I subscribe to daily TED Talks, and I am so glad I do that because each day, a new and often provocative talk provided by a contemporary thought leader lands in my e-mail box, and as I listen, I learn new things or I am challenged to think about commonplace things in a new way. This is how I learned about Brene Brown, for example. I had heard her talk on vulnerability before she was ever a guest on Oprah or started on her journey as a teacher and leader in Oprah's Super Soul Sunday series. Just as an aside, Dr. Brown's talk has been so popular that if you visit the TED Talks website, hers is listed as one of the top 11 classic talks
Yesterday's talk was by Michael Sandel, a political philosopher who teaches at Harvard. I was unaware of Dr. Sandel until yesterday, but I am certain that I am going to be learning more about him and his philosophy in the coming days and weeks. I just ordered his latest book, What Money Can't Buy: The Moral Limits of Money.
What I appreciated about Dr. Sandel's talk was that it validated my own thinking about the misguided notion that the free market is the answer to all questions, particularly questions that impact the social good. Public safety and transportation, for example, are offered as part of our general infrastructure for the good of everyone. So is public education, but I have long been concerned about the fact that a growing number of people seem to think that the free market is the end all and be all of everything and that government has no place in providing for the general good of the public. I don't happen to buy that, and for over a decade, I have been deeply worried about the fact that more and more business leaders are looking to take over public education and make it a profitable private enterprise, diminishing the role of the public at large or dismissing completely the idea that public education is a basic civil right that should be accorded to every single child regardless of race, gender, or economic status as it does so.
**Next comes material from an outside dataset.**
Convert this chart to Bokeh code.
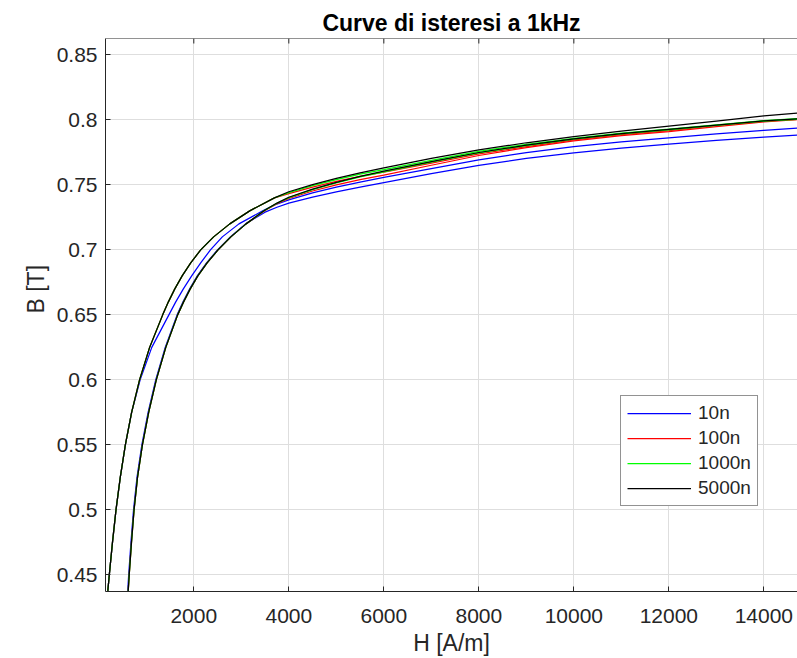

I would urge you to take the 15 minutes or so and listen to Dr. Sandel's talk about his concern with regard to our moving from a market economy toward a market society. He says that the problem of becoming a predominantly market society is that it will only exacerbate the sense of inequality. My own commentary on that thought is that the sense of inequality is already emerging as the gap between the rich and the poor becomes ever more unbreachable. The middle class is shrinking, and more and more people are becoming members of the class of the working poor.
Dr. Sandel also talked about how some groups are using market based principles to impact social goods and practices, and a specific example was how market-based practices were being used in education right now. He mentioned that some school divisions have experimented with paying students for making good grades, and in one experiment, 8-year-olds were paid $2.00 a book for every book he/she read. The results of these social experiments were mixed. The 8-year-olds read more books, but they read shorter books, and the larger looming question is whether or not they will become lifelong readers and learners if they have been sent the message that reading is “piece work” instead of something that needs to be appreciated as an intrinsic value. The same concern arises out of paying students for good grades. Does it teach children that everything can be monetized? Do we do anything anymore for the sheer love and enjoyment of doing it, or do we need to be paid? Where does it stop?
Dr. Sandel has no clear cut answers to offer in his talk, but he does raise some very important questions, I think, and he offers that we need to have a public debate about this new direction that we seem to have taken without any such conversation.
I found his talk to be thoughtful, insightful, and his ideas compelling. I urge you to take a few minutes to listen and then to reflect on his comments. He has articulated my own deep and abiding concerns, and he has stated them more clearly than I can.